The circumstances of his death quickly became a matter of dispute. While the police maintained that it was an accidental fall, student organizations and opposition parties claimed that it was a case of custodial violence. The presence of injuries on Gupta’s body intensified allegations of excessive use of force.

== Aftermath ==
The death of Sudipto Gupta triggered protests across Kolkata and other parts of West Bengal. Student groups, civil society organizations, and political parties organized demonstrations demanding justice and accountability. The incident became a focal point for criticism of the TMC state government’s handling of dissent.

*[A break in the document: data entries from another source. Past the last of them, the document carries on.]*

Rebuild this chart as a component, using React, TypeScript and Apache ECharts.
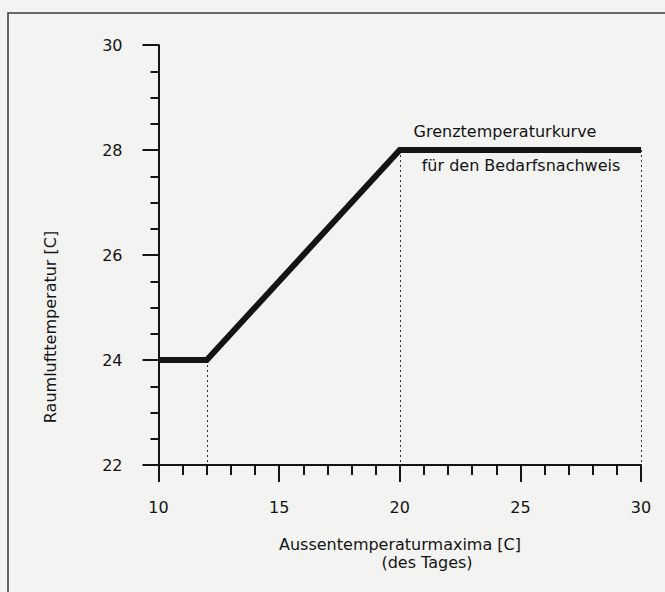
import React, { useEffect, useRef } from "react";
import * as echarts from "echarts";

const curveX = [10, 12, 20, 30];
const curveY = [24, 24, 28, 28];
const dropX = [12, 20, 30];
const dropY = [24, 28, 28];
const xRange = [10, 30];
const yRange = [22, 30];
const xTitle = "Aussentemperaturmaxima [C]";
const xTitle2 = "(des Tages)";
const yTitle = "Raumlufttemperatur [C]";
const note1 = "Grenztemperaturkurve";
const note2 = "für den Bedarfsnachweis";

const FONT = "DejaVu Sans";
const INK = "#141414";

export default function App() {
  const ref = useRef<HTMLDivElement>(null);
  useEffect(() => {
    if (!ref.current) return;
    const chart = echarts.init(ref.current, null, { renderer: "svg" });
    const curve = curveX.map((x, i) => [x, curveY[i]]);
    const drops = dropX.map((x, i) => [
      { coord: [x, dropY[i]] },
      { coord: [x, yRange[0]] },
    ]);
    chart.setOption({
      animation: false,
      backgroundColor: "#f3f3f1",
      grid: { left: 158.5, right: 24, top: 45, bottom: 127, containLabel: false },
      xAxis: {
        type: "value",
        min: xRange[0],
        max: xRange[1],
        interval: 5,
        axisLine: { show: true, lineStyle: { color: INK, width: 2 } },
        axisTick: { show: true, length: 17, lineStyle: { color: INK, width: 2 } },
        minorTick: { show: true, splitNumber: 5, length: 10, lineStyle: { color: INK, width: 2 } },
        splitLine: { show: false },
        axisLabel: { margin: 34, color: INK, fontSize: 16, fontFamily: FONT },
      },
      yAxis: {
        type: "value",
        min: yRange[0],
        max: yRange[1],
        interval: 2,
        axisLine: { show: true, lineStyle: { color: INK, width: 2 } },
        axisTick: { show: true, length: 16, lineStyle: { color: INK, width: 2 } },
        minorTick: { show: true, splitNumber: 4, length: 8, lineStyle: { color: INK, width: 2 } },
        splitLine: { show: false },
        axisLabel: { margin: 36, color: INK, fontSize: 16, fontFamily: FONT },
      },
      series: [
        {
          type: "line",
          data: curve,
          symbol: "none",
          lineStyle: { color: INK, width: 6, join: "miter" },
          z: 5,
          markLine: {
            silent: true,
            symbol: ["none", "none"],
            label: { show: false },
            lineStyle: { color: "#333", width: 1, type: [2, 3] },
            data: drops,
            z: 2,
          },
        },
      ],
      graphic: [
        {
          type: "rect",
          shape: { x: 8, y: 13, width: 800, height: 800 },
          style: { fill: "none", stroke: "#3a3a3a", lineWidth: 1.5 },
          silent: true,
        },
        {
          type: "text",
          x: 505,
          y: 131,
          style: { text: note1, fill: INK, font: `16px "${FONT}"`, align: "center", verticalAlign: "middle" },
        },
        {
          type: "text",
          x: 521,
          y: 165,
          style: { text: note2, fill: INK, font: `16px "${FONT}"`, align: "center", verticalAlign: "middle" },
        },
        {
          type: "text",
          x: 400,
          y: 544,
          style: { text: xTitle, fill: INK, font: `16px "${FONT}"`, align: "center", verticalAlign: "middle" },
        },
        {
          type: "text",
          x: 427,
          y: 562.5,
          style: { text: xTitle2, fill: INK, font: `16px "${FONT}"`, align: "center", verticalAlign: "middle" },
        },
        {
          type: "text",
          x: 50,
          y: 327,
          rotation: Math.PI / 2,
          style: { text: yTitle, fill: INK, font: `16px "${FONT}"`, align: "center", verticalAlign: "middle" },
        },
      ],
    });
    return () => chart.dispose();
  }, []);
  return (
    <div
      ref={ref}
      style={{ position: "absolute", left: 0, top: 0, width: 665, height: 592 }}
    />
  );
}
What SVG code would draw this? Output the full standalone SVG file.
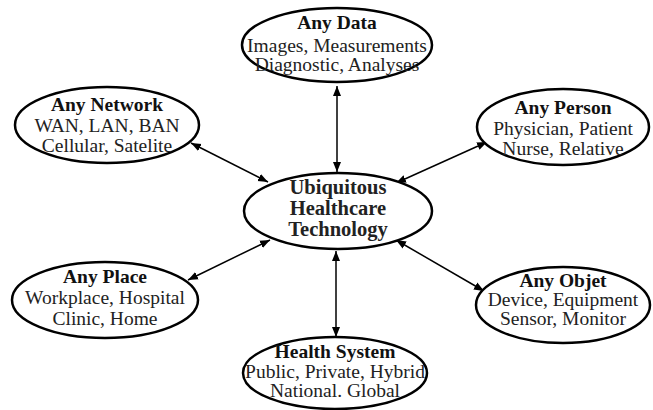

A judicial inquiry was ordered by the state government to investigate the circumstances surrounding the death. The findings of the inquiry remained contested, with differing interpretations from authorities and opposition groups. The case also raised broader concerns about police conduct, custodial safety, and the rights of protesters.

Police claimed that he was hanging his head out of the window and hit a lamppost, while students maintain, he was beaten by police. The bus driver was arrested and charged with negligent driving.

Post mortem examination found multiple injuries on his body, heart, lung and brain, along with internal bleeding and pulmonary contusion consistent with assault. However, a magisterial inquiry ruled out any role or negligence of the police in the death stating it was caused due to an accident.

SFI had demanded a judicial investigation into this case, but was rejected by the state government.